For computationally intensive tasks, parallel computing can significantly speed up the execution. The multiprocessing module in Python can be used to achieve parallelism.

import multiprocessing

def square(x):
    return x * x

if __name__ == '__main__':
    numbers = [1, 2, 3, 4, 5]
    pool = multiprocessing.Pool()
    result = pool.map(square, numbers)
    pool.close()
    pool.join()
    print(result)

3. Common Practices

Avoiding Unnecessary Loops

As demonstrated in the vectorization section, loops in Python can be slow. Try to use built - in functions and vectorized operations whenever possible.

Profiling Code

Profiling helps identify the parts of the code that are taking the most time. The cProfile module can be used for this purpose.

import cProfile

def slow_function():
    result = 0
    for i in range(1000000):
        result += i
    return result

cProfile.run('slow_function()')

4. Best Practices

Code Readability and Maintainability

  • Use meaningful variable names. For example, instead of using a and b, use feature1 and feature2 when working with data features.
  • Add comments to explain complex parts of the code.

Function and Class Design

  • Break down large functions into smaller, more manageable functions. This not only makes the code easier to understand but also easier to test.
  • Use classes to encapsulate related functionality. For example, if you are working on a machine learning pipeline, you can create a class for data preprocessing.
class DataPreprocessor:
    def __init__(self, data):
        self.data = data

    def normalize(self):
        mean = np.mean(self.data)
        std = np.std(self.data)
        return (self.data - mean) / std

data = np.array([1, 2, 3, 4, 5])
preprocessor = DataPreprocessor(data)
normalized_data = preprocessor.normalize()
print(normalized_data)

Conclusion

Writing efficient Python code for data science is essential for handling large datasets and complex computational tasks.

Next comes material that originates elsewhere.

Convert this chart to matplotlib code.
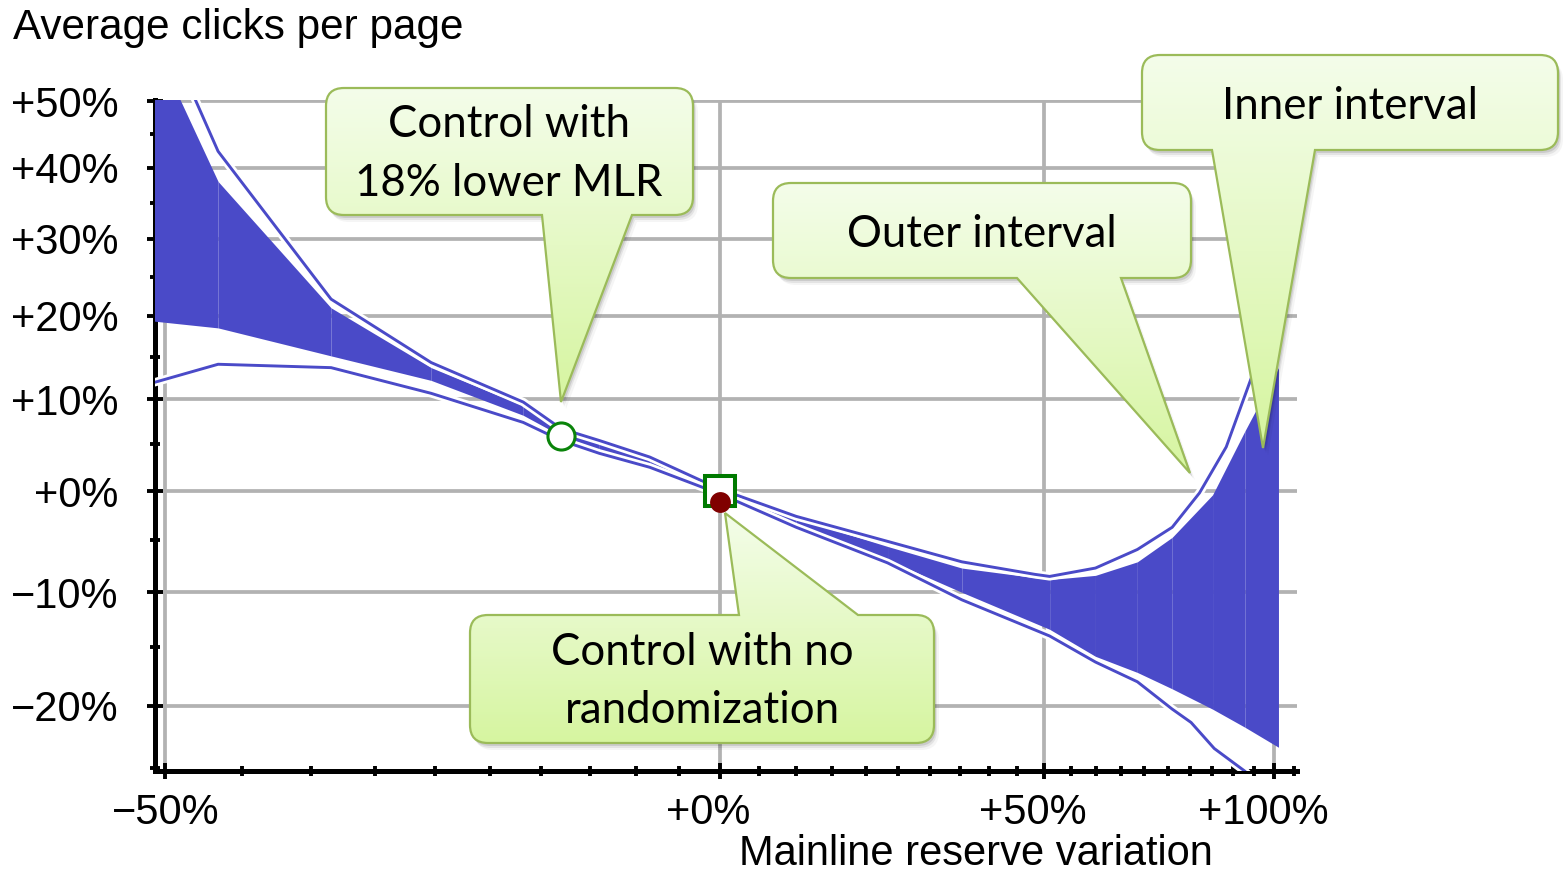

By understanding fundamental concepts like vectorization and memory management, using libraries effectively, following common practices, and adhering to best practices, data scientists can significantly improve the performance of their code. This leads to faster development cycles, better utilization of system resources, and ultimately more successful data science projects.

References

  • VanderPlas, J. (2016). Python Data Science Handbook: Essential Tools for Working with Data. O’Reilly Media.
  • McKinney, W. (2017). Python for Data Analysis: Data Wrangling with Pandas, NumPy, and IPython. O’Reilly Media.